Aim of the task – Begin with the first line and repeat exactly through the line containing "import seaborn as sns"; leave every image out.

Start of Raw data

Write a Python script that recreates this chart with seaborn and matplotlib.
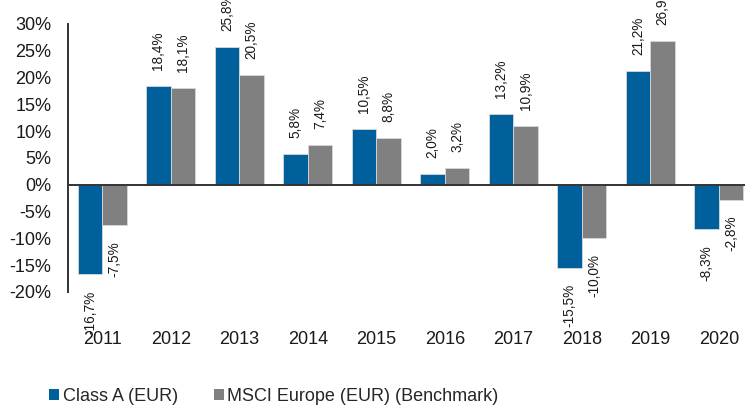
import numpy as np
import pandas as pd
import matplotlib
matplotlib.use("Agg")
from matplotlib import pyplot as plt
from matplotlib.patches import Patch
import seaborn as sns

years = ["2011", "2012", "2013", "2014", "2015", "2016", "2017", "2018", "2019", "2020"]
class_a = [-16.7, 18.4, 25.8, 5.8, 10.5, 2.0, 13.2, -15.5, 21.2, -8.3]
msci = [-7.5, 18.1, 20.5, 7.4, 8.8, 3.2, 10.9, -10.0, 26.9, -2.8]
series_names = ["Class A (EUR)", "MSCI Europe (EUR) (Benchmark)"]
colors = ["#00609C", "#808080"]

df = pd.DataFrame({
    "year": years * 2,
    "value": class_a + msci,
    "series": [series_names[0]] * len(years) + [series_names[1]] * len(years),
})

sns.set_style("white")
plt.rcParams["font.family"] = ["Liberation Sans", "DejaVu Sans"]

fig = plt.figure(figsize=(7.45, 4.07), dpi=100)
ax = fig.add_axes([68 / 745, 1 - 292 / 407, 685 / 745, 268 / 407])

sns.barplot(data=df, x="year", y="value", hue="series", palette=colors,
            saturation=1, width=0.72, dodge=True, ax=ax,
            edgecolor="#d8d8d8", linewidth=0.6, legend=False)

# value labels, rotated, comma decimals
for cont, vals in zip(ax.containers, [class_a, msci]):
    ax.bar_label(cont, labels=[f"{v:.1f}%".replace(".", ",") for v in vals],
                 padding=11.5, rotation=90, fontsize=9.8, color="#1a1a1a")

ax.set_xlim(-0.5, 9.5)
ax.set_ylim(-20, 30)
ax.set_yticks(np.arange(-20, 31, 5))
ax.set_yticklabels([f"{t}%" for t in range(-20, 31, 5)])
ax.set_xlabel("")
ax.set_ylabel("")

for s in ["top", "right"]:
    ax.spines[s].set_visible(False)
ax.spines["bottom"].set_position(("data", 0))
for s in ["left", "bottom"]:
    ax.spines[s].set_color("#333333")
    ax.spines[s].set_linewidth(1.4)

ax.tick_params(axis="y", direction="in", length=5, width=1.2, color="#333333",
               labelsize=13, labelcolor="#1a1a1a", pad=12)
ax.tick_params(axis="x", direction="out", length=4, width=1.2, color="#333333",
               labelsize=13, labelcolor="#1a1a1a", pad=101)

handles = [Patch(facecolor=c, edgecolor="none") for c in colors]
fig.legend(handles, series_names, loc="center left", bbox_to_anchor=(0.066, 0.025),
           ncol=2, frameon=False, fontsize=13, handlelength=0.55, handleheight=0.55,
           handletextpad=0.2, columnspacing=2.0, borderaxespad=0, borderpad=0)

fig.savefig("out.png", dpi=100)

End of Raw data

Output below –
Write a Python script that recreates this chart with seaborn and matplotlib.
import numpy as np
import pandas as pd
import matplotlib
matplotlib.use("Agg")
from matplotlib import pyplot as plt
from matplotlib.patches import Patch
import seaborn as sns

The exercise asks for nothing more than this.